**GIVEN REQUEST:**
Write out the listing below exactly, and omit any images you find in it.
######
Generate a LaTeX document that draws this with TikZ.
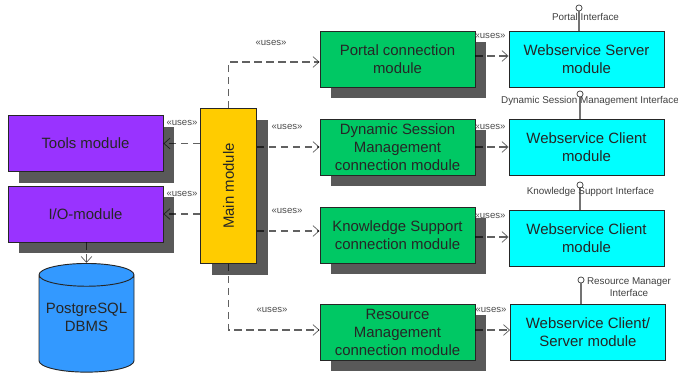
\documentclass[tikz,border=0pt]{standalone}
\usepackage{fontspec}
\setmainfont{Liberation Sans}
\usetikzlibrary{arrows.meta,shadows,shapes.geometric}
\definecolor{toolcol}{HTML}{9933FF}
\definecolor{maincol}{HTML}{FFCC00}
\definecolor{conncol}{HTML}{00C864}
\definecolor{wscol}{HTML}{00FFFF}
\definecolor{dbcol}{HTML}{3399FF}
\definecolor{shadowcol}{HTML}{595959}
\tikzset{
  module/.style={draw=black!85,line width=.7pt,inner sep=0pt,align=center,
    font=\fontsize{11.2}{13.5}\selectfont,text=black!85,
    minimum width=116.25pt,minimum height=42pt},
  shadowed/.style={drop shadow={shadow xshift=8.25pt,shadow yshift=-8.25pt,
    fill=shadowcol,opacity=1}},
  uses/.style={draw=black,draw opacity=.62,line width=.85pt,dash pattern=on 5.5pt off 3.5pt,
    -{Straight Barb[length=4.5pt,width=8pt,line width=.55pt]}},
  useslabel/.style={font=\fontsize{7.2}{8.6}\selectfont,text=black!70,inner sep=0pt},
  facelabel/.style={font=\fontsize{7.4}{9}\selectfont,text=black!75,inner sep=0pt,align=center},
  lolli/.style={circle,draw=black!70,line width=.6pt,fill=white,minimum size=4.6pt,inner sep=0pt},
  stem/.style={draw=black!55,line width=1.1pt}
}
\begin{document}
\begin{tikzpicture}[x=.75pt,y=-.75pt]
    \useasboundingbox (0,0) rectangle (678,372);
    %left side
    \node[module,shadowed,fill=toolcol] (tools) at (85.5,143.5) {Tools module};
    \node[module,shadowed,fill=toolcol] (io) at (85.5,214) {I/O-module};
    \node[module,shadowed,fill=maincol,minimum width=42pt,minimum height=116.25pt] (main) at (228.5,186) {\rotatebox{90}{Main module}};
    \node[cylinder,shape border rotate=90,aspect=.28,draw=black!85,line width=.7pt,fill=dbcol,
      minimum width=71.25pt,minimum height=81.5pt,inner sep=0pt,anchor=north,
      font=\fontsize{11.2}{13.5}\selectfont] (dbms) at (86.5,263) {\phantom{PostgreSQL}};
    \node[module,draw=none,minimum width=0pt,minimum height=0pt] (dbms text) at (86.5,317) {PostgreSQL\\DBMS};
    %connection modules
    \node[module,shadowed,fill=conncol] (portal) at (397.5,59) {Portal connection\\module};
    \node[module,shadowed,fill=conncol] (session) at (397.5,147) {Dynamic Session\\Management\\connection module};
    \node[module,shadowed,fill=conncol] (knowledge) at (397.5,235) {Knowledge Support\\connection module};
    \node[module,shadowed,fill=conncol] (resource) at (397.5,332) {Resource\\Management\\connection module};
    %webservice modules
    \node[module,fill=wscol] (server) at (586.5,59) {Webservice Server\\module};
    \node[module,fill=wscol] (client a) at (586.5,147) {Webservice Client\\module};
    \node[module,fill=wscol] (client b) at (586.5,238) {Webservice Client\\module};
    \node[module,fill=wscol] (client c) at (588,332) {Webservice Client/\\Server module};
    %interfaces
    \node[lolli] (portal face) at (579,8) {};
    \node[lolli] (session face) at (580,94) {};
    \node[lolli] (knowledge face) at (580,185) {};
    \node[lolli] (resource face) at (581,280) {};
    \draw[stem] (portal face) -- (portal face |- server.north);
    \draw[stem] (session face) -- (session face |- client a.north);
    \draw[stem] (knowledge face) -- (knowledge face |- client b.north);
    \draw[stem] (resource face) -- (resource face |- client c.north);
    \node[facelabel] (portal text) at (585.5,16.5) {Portal Interface};
    \node[facelabel] (session text) at (590,101) {Dynamic Session Management Interface};
    \node[facelabel] (knowledge text) at (590.5,192) {Knowledge Support Interface};
    \node[facelabel] (resource text) at (629,287) {Resource Manager\\Interface};
    %connectors
    \coordinate (portal in) at ([yshift=-2.25pt]portal.west);
    \coordinate (knowledge in) at ([yshift=3pt]knowledge.west);
    \coordinate (resource in) at ([yshift=1.5pt]resource.west);
    \draw[uses] (main.west |- tools) -- (tools);
    \draw[uses] (main.west |- io) -- (io);
    \draw[uses] (io.south -| dbms.north) -- (dbms.north);
    \draw[uses] (main.north) |- (portal in);
    \draw[uses] (main.east |- session) -- (session);
    \draw[uses] (main.east |- knowledge in) -- (knowledge in);
    \draw[uses] (main.south) |- (resource in);
    \coordinate (server in) at ([yshift=2.25pt]server.west);
    \coordinate (client b in) at ([yshift=.75pt]client b.west);
    \coordinate (client c in) at ([yshift=1.5pt]client c.west);
    \draw[uses] (portal.east |- server in) -- (server in);
    \draw[uses] (session) -- (client a);
    \draw[uses] (knowledge.east |- client b in) -- (client b in);
    \draw[uses] (resource.east |- client c in) -- (client c in);
    %uses labels
    \foreach \name/\px/\py in {u1/182/123,u2/182/193.5,u3/271/43,u4/287/127,u5/287/211,u6/272/310,
        u7/490/36,u8/490/127,u9/490/216,u10/491/310}
      \node[useslabel] (\name) at (\px,\py) {«uses»};
\end{tikzpicture}
\end{document}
######
**WRITTEN ANSWER:**
Generate a LaTeX document that draws this with TikZ.
\documentclass[tikz,border=0pt]{standalone}
\usepackage{fontspec}
\setmainfont{Liberation Sans}
\usetikzlibrary{arrows.meta,shadows,shapes.geometric}
\definecolor{toolcol}{HTML}{9933FF}
\definecolor{maincol}{HTML}{FFCC00}
\definecolor{conncol}{HTML}{00C864}
\definecolor{wscol}{HTML}{00FFFF}
\definecolor{dbcol}{HTML}{3399FF}
\definecolor{shadowcol}{HTML}{595959}
\tikzset{
  module/.style={draw=black!85,line width=.7pt,inner sep=0pt,align=center,
    font=\fontsize{11.2}{13.5}\selectfont,text=black!85,
    minimum width=116.25pt,minimum height=42pt},
  shadowed/.style={drop shadow={shadow xshift=8.25pt,shadow yshift=-8.25pt,
    fill=shadowcol,opacity=1}},
  uses/.style={draw=black,draw opacity=.62,line width=.85pt,dash pattern=on 5.5pt off 3.5pt,
    -{Straight Barb[length=4.5pt,width=8pt,line width=.55pt]}},
  useslabel/.style={font=\fontsize{7.2}{8.6}\selectfont,text=black!70,inner sep=0pt},
  facelabel/.style={font=\fontsize{7.4}{9}\selectfont,text=black!75,inner sep=0pt,align=center},
  lolli/.style={circle,draw=black!70,line width=.6pt,fill=white,minimum size=4.6pt,inner sep=0pt},
  stem/.style={draw=black!55,line width=1.1pt}
}
\begin{document}
\begin{tikzpicture}[x=.75pt,y=-.75pt]
    \useasboundingbox (0,0) rectangle (678,372);
    %left side
    \node[module,shadowed,fill=toolcol] (tools) at (85.5,143.5) {Tools module};
    \node[module,shadowed,fill=toolcol] (io) at (85.5,214) {I/O-module};
    \node[module,shadowed,fill=maincol,minimum width=42pt,minimum height=116.25pt] (main) at (228.5,186) {\rotatebox{90}{Main module}};
    \node[cylinder,shape border rotate=90,aspect=.28,draw=black!85,line width=.7pt,fill=dbcol,
      minimum width=71.25pt,minimum height=81.5pt,inner sep=0pt,anchor=north,
      font=\fontsize{11.2}{13.5}\selectfont] (dbms) at (86.5,263) {\phantom{PostgreSQL}};
    \node[module,draw=none,minimum width=0pt,minimum height=0pt] (dbms text) at (86.5,317) {PostgreSQL\\DBMS};
    %connection modules
    \node[module,shadowed,fill=conncol] (portal) at (397.5,59) {Portal connection\\module};
    \node[module,shadowed,fill=conncol] (session) at (397.5,147) {Dynamic Session\\Management\\connection module};
    \node[module,shadowed,fill=conncol] (knowledge) at (397.5,235) {Knowledge Support\\connection module};
    \node[module,shadowed,fill=conncol] (resource) at (397.5,332) {Resource\\Management\\connection module};
    %webservice modules
    \node[module,fill=wscol] (server) at (586.5,59) {Webservice Server\\module};
    \node[module,fill=wscol] (client a) at (586.5,147) {Webservice Client\\module};
    \node[module,fill=wscol] (client b) at (586.5,238) {Webservice Client\\module};
    \node[module,fill=wscol] (client c) at (588,332) {Webservice Client/\\Server module};
    %interfaces
    \node[lolli] (portal face) at (579,8) {};
    \node[lolli] (session face) at (580,94) {};
    \node[lolli] (knowledge face) at (580,185) {};
    \node[lolli] (resource face) at (581,280) {};
    \draw[stem] (portal face) -- (portal face |- server.north);
    \draw[stem] (session face) -- (session face |- client a.north);
    \draw[stem] (knowledge face) -- (knowledge face |- client b.north);
    \draw[stem] (resource face) -- (resource face |- client c.north);
    \node[facelabel] (portal text) at (585.5,16.5) {Portal Interface};
    \node[facelabel] (session text) at (590,101) {Dynamic Session Management Interface};
    \node[facelabel] (knowledge text) at (590.5,192) {Knowledge Support Interface};
    \node[facelabel] (resource text) at (629,287) {Resource Manager\\Interface};
    %connectors
    \coordinate (portal in) at ([yshift=-2.25pt]portal.west);
    \coordinate (knowledge in) at ([yshift=3pt]knowledge.west);
    \coordinate (resource in) at ([yshift=1.5pt]resource.west);
    \draw[uses] (main.west |- tools) -- (tools);
    \draw[uses] (main.west |- io) -- (io);
    \draw[uses] (io.south -| dbms.north) -- (dbms.north);
    \draw[uses] (main.north) |- (portal in);
    \draw[uses] (main.east |- session) -- (session);
    \draw[uses] (main.east |- knowledge in) -- (knowledge in);
    \draw[uses] (main.south) |- (resource in);
    \coordinate (server in) at ([yshift=2.25pt]server.west);
    \coordinate (client b in) at ([yshift=.75pt]client b.west);
    \coordinate (client c in) at ([yshift=1.5pt]client c.west);
    \draw[uses] (portal.east |- server in) -- (server in);
    \draw[uses] (session) -- (client a);
    \draw[uses] (knowledge.east |- client b in) -- (client b in);
    \draw[uses] (resource.east |- client c in) -- (client c in);
    %uses labels
    \foreach \name/\px/\py in {u1/182/123,u2/182/193.5,u3/271/43,u4/287/127,u5/287/211,u6/272/310,
        u7/490/36,u8/490/127,u9/490/216,u10/491/310}
      \node[useslabel] (\name) at (\px,\py) {«uses»};
\end{tikzpicture}
\end{document}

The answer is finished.